Je ne suis pas vraiment sûr que le manque aboutisse un jour à la meilleure des nations. Ce manque total d’existence ne fera pas du progrès une chose loisible. L’otium n’est pas le negotium. Je ne crois pas non plus qu’on progressera autrement que par le négoce. Et pour finir je ne crois en rien de ce qui existe. Je dois croire en une sorte de diable qui est celui qui aime ce qui n’existe pas, celui qui nous fait rêver, et celui qui accomplit notre destin. Dieu n’a jamais voulu que nous progressions, il est le garant de toutes choses, mais le diable nous a montré des voies qui ne dépendent pas seulement de la stabilité et de l’ordre, il nous a ouvert les voies du paradis. Ce paradis a été bafoué par les hommes du progrès et de la croissance. Mais attention : tous les hommes et les femmes du progrès et de la croissance, et surtout ceux et celles qui veulent un monde meilleur. Le diable est mort, et nous avons dieu pour nous servir. Nous punira-t-il que nous ayons exécuté son ennemi ? A coup sûr non, mais il fera de nous les garants de ce qui existe, et ceux qui encore ont un bout de rêve et d’indicible au bout des doigts, comme une soie éphémère, verront ces doigts bruler, bruler encore jusqu’à ce que la sensation de brulure les fasse trouver dans les médecines du confort ce qui existe et qui n’est pas inflammable.
Les maladies se propagent encore, plus que jamais les symptômes existent, mais ce sont des symptômes qu’on règle toujours et encore avec ce qui existe. Et ce qui existe je vous le dis, c’est ce qui fera taire le monde irrémédiablement, c’est ce qui avalera les rêves de ceux-là également qu’on eut les mystiques et les chrétiens, car les rêves ne sont pas de l’ordre de ce qui est juste et sensible, mais de ce qui dévalorise l’existence. L’humiliation ne sera plus permise, le cynisme non plus. Mais l’existence sera si prompte à exercer ses règles et ses lois que la matière sera bénite comme de l’or, et toutes sortes de matières ; celle de l’économie comme celle du corps qui n’on jamais été que les mêmes choses. Celle du progrès des moeurs comme celle du conservatisme, qui entretiennent une foi démente à ce que l’ordre règne.
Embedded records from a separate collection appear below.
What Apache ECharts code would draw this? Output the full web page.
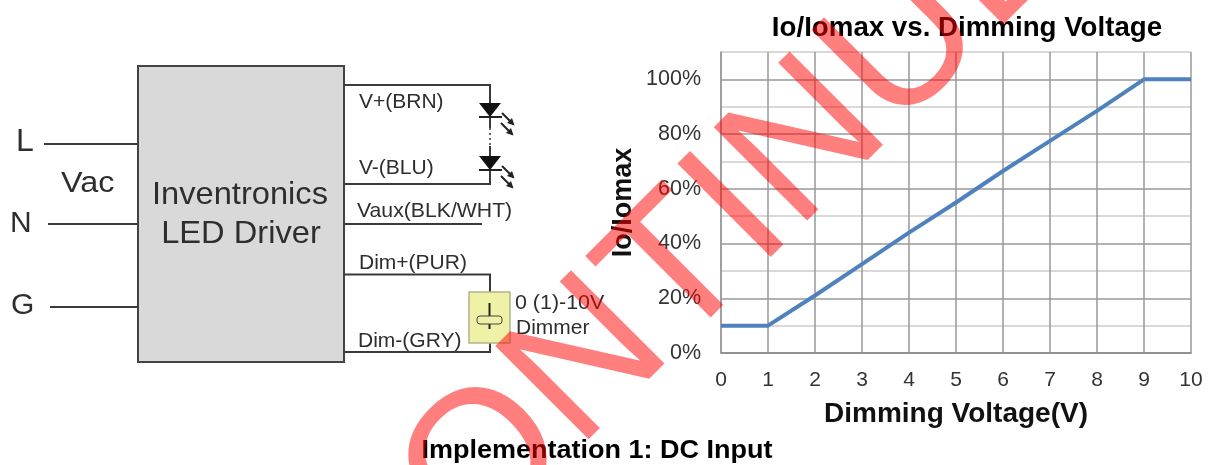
<!DOCTYPE html>
<html><head><meta charset="utf-8">
<style>html,body{margin:0;padding:0;background:#fff}#c{width:1211px;height:465px}</style>
<script src="https://cdn.jsdelivr.net/npm/echarts@6/dist/echarts.min.js"></script>
</head><body><div id="c"></div>
<script>
const voltage = [0,1,2,3,4,5,6,7,8,9,10];
const ratio = [10,10,21,32.5,44,55,66.5,77.5,88.5,100,100];
const chartTitle = 'Io/Iomax vs. Dimming Voltage';
const xName = 'Dimming Voltage(V)';
const yName = 'Io/Iomax';
const caption = 'Implementation 1: DC Input';
const watermark = 'DISCONTINUED';
const F = '"Liberation Sans", Arial, sans-serif';
const ink = '#3a3a3a';
const g = [];
const line = (pts, w=2, c=ink, extra={}) => g.push({type:'polyline',silent:true,shape:{points:pts},style:Object.assign({stroke:c,lineWidth:w,fill:null},extra)});
const poly = (pts, c='#111') => g.push({type:'polygon',silent:true,shape:{points:pts},style:{fill:c}});
const label = (t,x,y,size,sx=1,extra={}) => g.push({type:'text',silent:true,x,y,scaleX:sx,style:Object.assign({text:t,font:`${size}px ${F}`,fill:'#2e2e2e',textAlign:'left',textVerticalAlign:'middle'},extra)});
// driver box
g.push({type:'rect',silent:true,shape:{x:138,y:66,width:206,height:296},style:{fill:'#d9d9d9',stroke:'#444',lineWidth:2}});
// input wires
line([[44,144],[138,144]]); line([[48,224],[138,224]]); line([[50,307],[138,307]]);
// output wires
line([[344,85],[490,85],[490,128]]);
line([[490,146],[490,184],[344,184]]);
line([[490,128],[490,146]],1.5,ink,{lineDash:[2,3]});
line([[344,224],[482,224]]);
line([[344,274.5],[490,274.5],[490,292]]);
line([[490,343],[490,352],[344,352]]);
// LEDs
[103,156].forEach(y=>{
  poly([[479,y],[501,y],[490,y+14]]);
  line([[479,y+14],[502,y+14]],2,'#222');
  [[[502,y+10],[513,y+21]],[[501,y+20],[512,y+31]]].forEach(a=>{
    line(a,2,'#222');
    const [ex,ey]=a[1];
    poly([[ex+1.5,ey+1.5],[ex-6,ey-1],[ex-1,ey-6]],'#222');
  });
});
// dimmer
g.push({type:'rect',silent:true,shape:{x:469,y:292,width:41,height:51},style:{fill:'#eef1a6',stroke:'#b3b38c',lineWidth:1.5}});
line([[489.5,303],[489.5,329]],2,'#222');
g.push({type:'rect',silent:true,shape:{x:477,y:316,width:25,height:8,r:3},style:{fill:'#eef1a6',stroke:'#444',lineWidth:1}});
// labels
label('L',16,142,32); label('Vac',61,184,30,1.08); label('N',10,224,30); label('G',11,306,30);
label('Inventronics',240,195,32,1.02,{textAlign:'center'});
label('LED Driver',241,234,32,1.02,{textAlign:'center'});
label('V+(BRN)',359,102,21); label('V-(BLU)',359,168,21); label('Vaux(BLK/WHT)',357,211,21,1.01);
label('Dim+(PUR)',359,263,21); label('Dim-(GRY)',358,341,21);
label('0 (1)-10V',515,303,21,1.02); label('Dimmer',516,328,21);
label(caption,597,451,25,1.08,{textAlign:'center',fill:'#000',font:`bold 25px ${F}`});
// watermark
g.push({type:'text',silent:true,z:100,x:110,y:843,rotation:45*Math.PI/180,
  style:{text:watermark,font:`192px ${F}`,fill:'rgba(255,0,0,0.5)',textAlign:'left',textVerticalAlign:'middle'}});

const chart = echarts.init(document.getElementById('c'),null,{renderer:'canvas'});
chart.setOption({
  animation:false,
  backgroundColor:'#fff',
  title:{text:chartTitle,left:962,top:9,textAlign:'center',textStyle:{fontFamily:F,fontWeight:'bold',fontSize:27.7,color:'#000'}},
  grid:{left:721,right:20,top:52,bottom:112,containLabel:false},
  xAxis:{type:'value',min:0,max:10,interval:1,name:xName,nameLocation:'middle',nameGap:47,
    nameTextStyle:{fontFamily:F,fontWeight:'bold',fontSize:28,color:'#111'},
    axisLine:{lineStyle:{color:'#888',width:1.5}},axisTick:{show:false},
    axisLabel:{fontFamily:F,fontSize:21,color:'#333',margin:17},
    splitLine:{show:true,lineStyle:{color:'#999',width:1.5}}},
  yAxis:{type:'value',min:0,max:110,interval:10,name:yName,nameLocation:'middle',nameGap:84,nameRotate:90,
    nameTextStyle:{fontFamily:F,fontWeight:'bold',fontSize:27,color:'#111'},
    axisLine:{show:true,lineStyle:{color:'#999',width:1.5}},axisTick:{show:false},
    axisLabel:{fontFamily:F,fontSize:21.5,color:'#333',margin:20,padding:[2,0,0,0],formatter:v=>(v%20===0&&v<=100)?v+'%':''},
    splitLine:{show:true,lineStyle:{color:['#999','#ccc'],width:1.5}}},
  series:[{type:'line',data:voltage.map((v,i)=>[v,ratio[i]]),showSymbol:false,lineStyle:{color:'#4f81bd',width:4},z:5}],
  graphic:{elements:g}
});
</script></body></html>
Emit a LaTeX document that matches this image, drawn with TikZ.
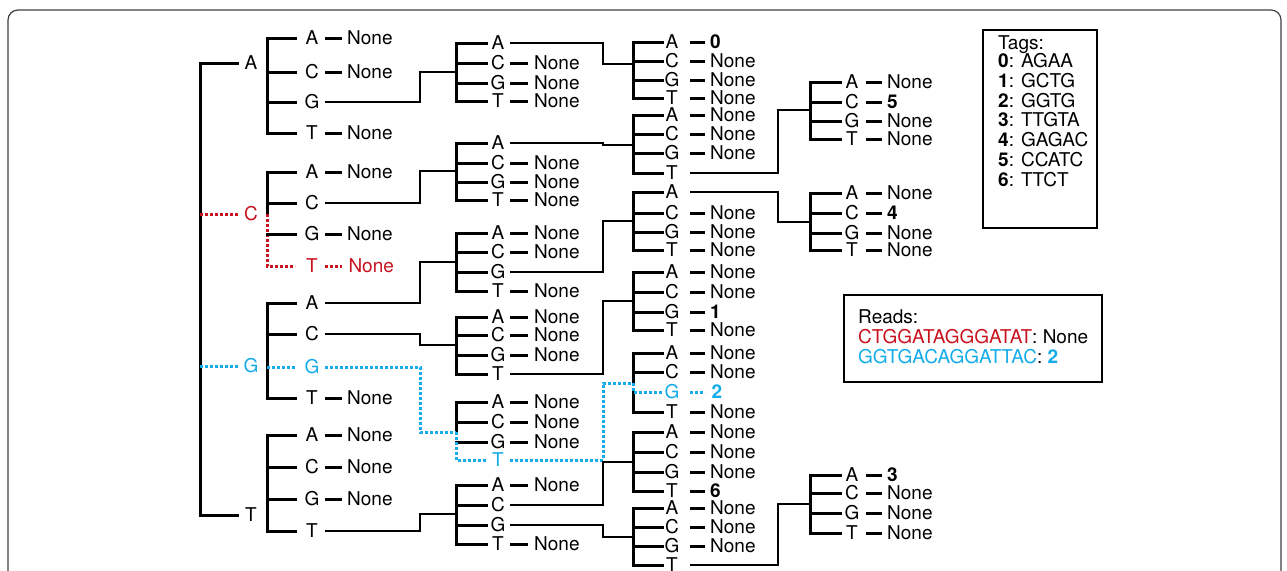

L’ordre est une bulle de savon, prête à éclater. Elle éclatera si jamais les cornes du diable viennent à sortir de la matière, mais vous savez bien que le diable s’est joué de la matière et qu’il est tombé à terre, tout au fond de la terre, parce qu’il n’a jamais pu vivre dans le creux et à la surface de la terre. Il a fallu l’enfouir, si profondément que le ciel l’a oublié, si profondément que les astres ne le regardent plus. Et le rêve de la raison, le rêve qui d’ailleurs l’avait tant aimé, a sombré aussi – car la raison est un rêve de ce qui n’a jamais existé.